→ EXERCISE INSTRUCTIONS: Retype, exactly as they stand, the lines from the start of the data to the line that contains "import matplotlib.pyplot as plt", both ends included. Leave the pictures out.
━━ DATA EXCERPT ━━
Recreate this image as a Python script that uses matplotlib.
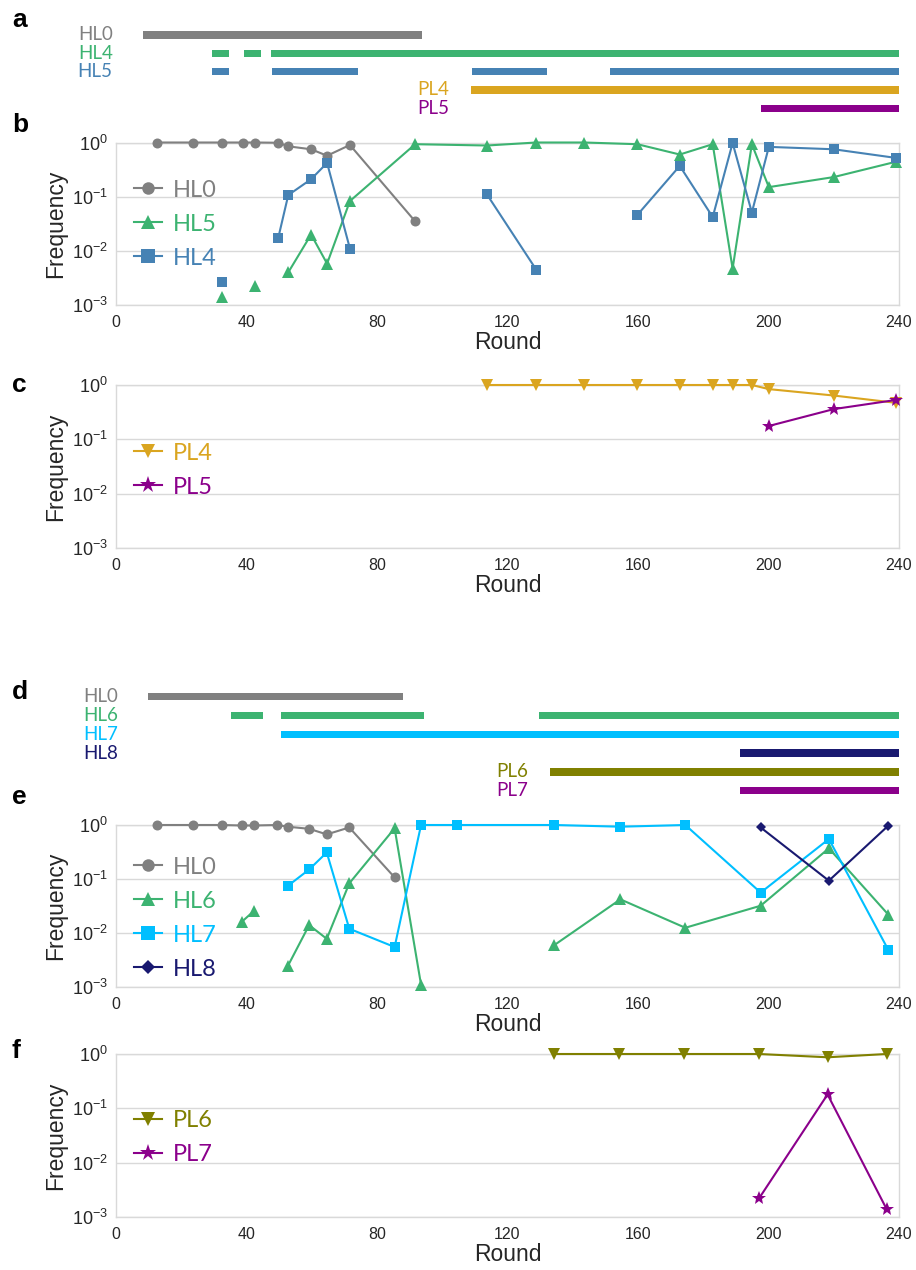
import numpy as np
import matplotlib
matplotlib.use('Agg')
import matplotlib.pyplot as plt

plt.rcParams['font.family'] = ['Liberation Sans', 'DejaVu Sans']
plt.rcParams['mathtext.fontset'] = 'custom'
plt.rcParams['mathtext.rm'] = 'Liberation Sans'
plt.rcParams['mathtext.it'] = 'Liberation Sans:italic'
plt.rcParams['mathtext.bf'] = 'Liberation Sans:bold'

# ---------------- colours ----------------
C_GRAY = '#808080'
C_GREEN = '#3cb371'
C_BLUE = '#4682b4'
C_GOLD = '#daa520'
C_PURPLE = '#8b008b'
C_CYAN = '#00bfff'
C_NAVY = '#191970'
C_OLIVE = '#808000'

# ---------------- data: panel a (timeline, rounds) ----------------
a_labels = ['HL0', 'HL4', 'HL5', 'PL4', 'PL5']
a_colors = [C_GRAY, C_GREEN, C_BLUE, C_GOLD, C_PURPLE]
a_spans = [
    [(8.4, 93.8)],
    [(29.5, 34.6), (39.3, 44.4), (47.6, 240)],
    [(29.5, 34.6), (47.7, 74.1), (109.0, 132.2), (151.4, 240)],
    [(108.8, 240)],
    [(197.7, 240)],
]

# ---------------- data: panel b ----------------
b_hl0_round = [12.6, 23.6, 32.6, 38.8, 42.7, 49.7, 52.8, 59.8, 64.7, 71.7, 91.7]
b_hl0_freq = [1.0, 1.0, 1.0, 1.0, 1.0, 0.99, 0.85, 0.75, 0.57, 0.9, 0.035]
b_hl0_seg = [(0, 11)]

b_hl5_round = [32.6, 42.7, 52.8, 59.8, 64.7, 71.7, 91.7, 113.7, 128.8, 143.6,
               159.8, 172.8, 182.9, 189.0, 194.9, 200.1, 220.0, 239.0]
b_hl5_freq = [0.0014, 0.0022, 0.004, 0.02, 0.0058, 0.083, 0.93, 0.88, 1.0, 1.0,
              0.93, 0.6, 0.93, 0.0047, 0.93, 0.15, 0.23, 0.44]
b_hl5_seg = [(0, 1), (1, 2), (2, 18)]

b_hl4_round = [32.6, 49.7, 52.8, 59.8, 64.7, 71.7, 113.7, 128.8, 159.8, 172.8,
               182.9, 189.0, 194.9, 200.1, 220.0, 239.0]
b_hl4_freq = [0.0027, 0.017, 0.107, 0.21, 0.42, 0.011, 0.11, 0.0045, 0.046, 0.37,
              0.042, 0.98, 0.051, 0.83, 0.75, 0.52]
b_hl4_seg = [(0, 1), (1, 6), (6, 8), (8, 16)]

# ---------------- data: panel c ----------------
c_pl4_round = [113.7, 128.8, 143.6, 159.8, 172.8, 182.9, 189.0, 194.9, 200.1, 220.0, 239.0]
c_pl4_freq = [1.0, 1.0, 1.0, 1.0, 1.0, 1.0, 1.0, 1.0, 0.84, 0.64, 0.47]
c_pl5_round = [200.1, 220.0, 239.0]
c_pl5_freq = [0.176, 0.36, 0.53]

# ---------------- data: panel d (timeline) ----------------
d_labels = ['HL0', 'HL6', 'HL7', 'HL8', 'PL6', 'PL7']
d_colors = [C_GRAY, C_GREEN, C_CYAN, C_NAVY, C_OLIVE, C_PURPLE]
d_spans = [
    [(9.8, 87.9)],
    [(35.2, 45.2), (50.7, 94.3), (129.6, 240)],
    [(50.7, 240)],
    [(191.4, 240)],
    [(132.9, 240)],
    [(191.4, 240)],
]

# ---------------- data: panel e ----------------
e_hl0_round = [12.5, 23.5, 32.4, 38.5, 42.4, 49.5, 52.6, 59.2, 64.6, 71.5, 85.4]
e_hl0_freq = [1.0, 1.0, 1.0, 0.98, 0.98, 1.0, 0.93, 0.85, 0.67, 0.9, 0.107]
e_hl0_seg = [(0, 11)]

e_hl6_round = [38.5, 42.4, 52.6, 59.2, 64.6, 71.5, 85.4, 93.5, 134.4, 154.6,
               174.5, 197.6, 218.5, 236.7]
e_hl6_freq = [0.016, 0.026, 0.0024, 0.014, 0.0078, 0.083, 0.87, 0.0011, 0.006, 0.042,
              0.0125, 0.032, 0.37, 0.022]
e_hl6_seg = [(0, 2), (2, 8), (8, 14)]

e_hl7_round = [52.6, 59.2, 64.6, 71.5, 85.4, 93.5, 104.4, 134.4, 154.6, 174.5,
               197.6, 218.5, 236.7]
e_hl7_freq = [0.074, 0.15, 0.31, 0.012, 0.0055, 1.0, 1.0, 1.0, 0.93, 1.0,
              0.056, 0.55, 0.0049]
e_hl7_seg = [(0, 13)]

e_hl8_round = [197.6, 218.5, 236.7]
e_hl8_freq = [0.9, 0.093, 0.97]
e_hl8_seg = [(0, 3)]

# ---------------- data: panel f ----------------
f_pl6_round = [134.1, 154.1, 174.1, 197.1, 218.1, 236.2]
f_pl6_freq = [1.0, 1.0, 1.0, 1.0, 0.87, 1.0]
f_pl7_round = [197.1, 218.1, 236.2]
f_pl7_freq = [0.0022, 0.18, 0.0014]

x_ticks = [0, 40, 80, 120, 160, 200, 240]
y_ticks = [1e-3, 1e-2, 1e-1, 1e0]

# ---------------- figure ----------------
W, H = 916, 1270
fig = plt.figure(figsize=(W / 100, H / 100), dpi=100)
LEFT, RIGHT = 116, 899


def ax_px(top, bottom, left=LEFT, right=RIGHT):
    return fig.add_axes([left / W, 1 - bottom / H, (right - left) / W, (bottom - top) / H])


def timeline(top, bottom, row0, spacing, labels, colors, spans, hl_x, pl_x):
    ax = ax_px(top, bottom)
    ax.set_xlim(0, 240)
    ax.set_ylim((bottom - row0) / spacing, (top - row0) / spacing)
    ax.axis('off')
    thick = 7.3 / spacing
    for i, (lab, col, sp) in enumerate(zip(labels, colors, spans)):
        ax.broken_barh([(s, e - s) for s, e in sp], (i - thick / 2, thick),
                       facecolors=col, edgecolors='none')
        tx = hl_x if lab.startswith('HL') else pl_x
        ax.text(tx, i, lab, ha='right', va='center', color=col,
                fontsize=13.5, family=['Lato', 'DejaVu Sans'], clip_on=False)
    return ax


def freq_axes(top, bottom):
    ax = ax_px(top, bottom)
    ax.set_yscale('log')
    ax.set_ylim(1e-3, 1)
    ax.set_xlim(0, 240)
    ax.set_xticks(x_ticks)
    ax.set_yticks(y_ticks)
    ax.yaxis.set_minor_locator(matplotlib.ticker.NullLocator())
    ax.grid(axis='y', color='#d9d9d9', lw=1)
    ax.set_axisbelow(True)
    for sp in ax.spines.values():
        sp.set_color('#d9d9d9')
        sp.set_linewidth(1)
    ax.tick_params(axis='x', length=0, labelsize=11.5, colors='#262626', pad=7)
    ax.tick_params(axis='y', length=0, labelsize=13, colors='#262626', pad=6)
    ax.set_xlabel('Round', fontsize=16.5, color='#262626', labelpad=1)
    ax.set_ylabel('Frequency', fontsize=16.5, color='#262626', labelpad=3)
    return ax


def series(ax, rounds, freqs, segs, color, marker, ms, label):
    for k, (s, e) in enumerate(segs):
        ax.plot(rounds[s:e], freqs[s:e], color=color, marker=marker, ms=ms, lw=1.5,
                mew=0, clip_on=False, label=label if k == 0 else '_nolegend_',
                zorder=3)


def legend(ax, y_frac):
    ax.legend(loc='upper left', bbox_to_anchor=(0.023, y_frac), frameon=False,
              borderpad=0, borderaxespad=0, handlelength=1.2, handletextpad=0.45,
              labelspacing=0.55, markerscale=1.25, numpoints=1,
              prop={'family': ['Lato', 'DejaVu Sans'], 'size': 17},
              labelcolor='linecolor')


# panel a
timeline(24, 118, 35, 18.3, a_labels, a_colors, a_spans, -1.0, 102.0)

# panel b
axb = freq_axes(142.5, 305)
series(axb, b_hl0_round, b_hl0_freq, b_hl0_seg, C_GRAY, 'o', 7.2, 'HL0')
series(axb, b_hl5_round, b_hl5_freq, b_hl5_seg, C_GREEN, '^', 8.6, 'HL5')
series(axb, b_hl4_round, b_hl4_freq, b_hl4_seg, C_BLUE, 's', 7.5, 'HL4')
legend(axb, 0.772)

# panel c
axc = freq_axes(385, 548)
series(axc, c_pl4_round, c_pl4_freq, [(0, len(c_pl4_round))], C_GOLD, 'v', 8.6, 'PL4')
series(axc, c_pl5_round, c_pl5_freq, [(0, len(c_pl5_round))], C_PURPLE, '*', 10, 'PL5')
legend(axc, 0.647)

# panel d
timeline(686, 800, 696.7, 18.8, d_labels, d_colors, d_spans, 0.7, 126.3)

# panel e
axe = freq_axes(825, 987)
series(axe, e_hl0_round, e_hl0_freq, e_hl0_seg, C_GRAY, 'o', 7.2, 'HL0')
series(axe, e_hl6_round, e_hl6_freq, e_hl6_seg, C_GREEN, '^', 8.6, 'HL6')
series(axe, e_hl7_round, e_hl7_freq, e_hl7_seg, C_CYAN, 's', 7.5, 'HL7')
series(axe, e_hl8_round, e_hl8_freq, e_hl8_seg, C_NAVY, 'D', 5.6, 'HL8')
legend(axe, 0.805)

# panel f
axf = freq_axes(1054, 1217)
series(axf, f_pl6_round, f_pl6_freq, [(0, len(f_pl6_round))], C_OLIVE, 'v', 8.6, 'PL6')
series(axf, f_pl7_round, f_pl7_freq, [(0, len(f_pl7_round))], C_PURPLE, '*', 10, 'PL7')
legend(axf, 0.655)

# panel letters
for letter, base in [('a', 27), ('b', 132), ('c', 392), ('d', 699), ('e', 804), ('f', 1058)]:
    fig.text(12 / W, 1 - base / H, letter, fontsize=19, fontweight='bold',
             va='baseline', ha='left', color='black')

fig.savefig('out.png', dpi=100)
━━━
→ COMPLETE RESPONSE:
Recreate this image as a Python script that uses matplotlib.
import numpy as np
import matplotlib
matplotlib.use('Agg')
import matplotlib.pyplot as plt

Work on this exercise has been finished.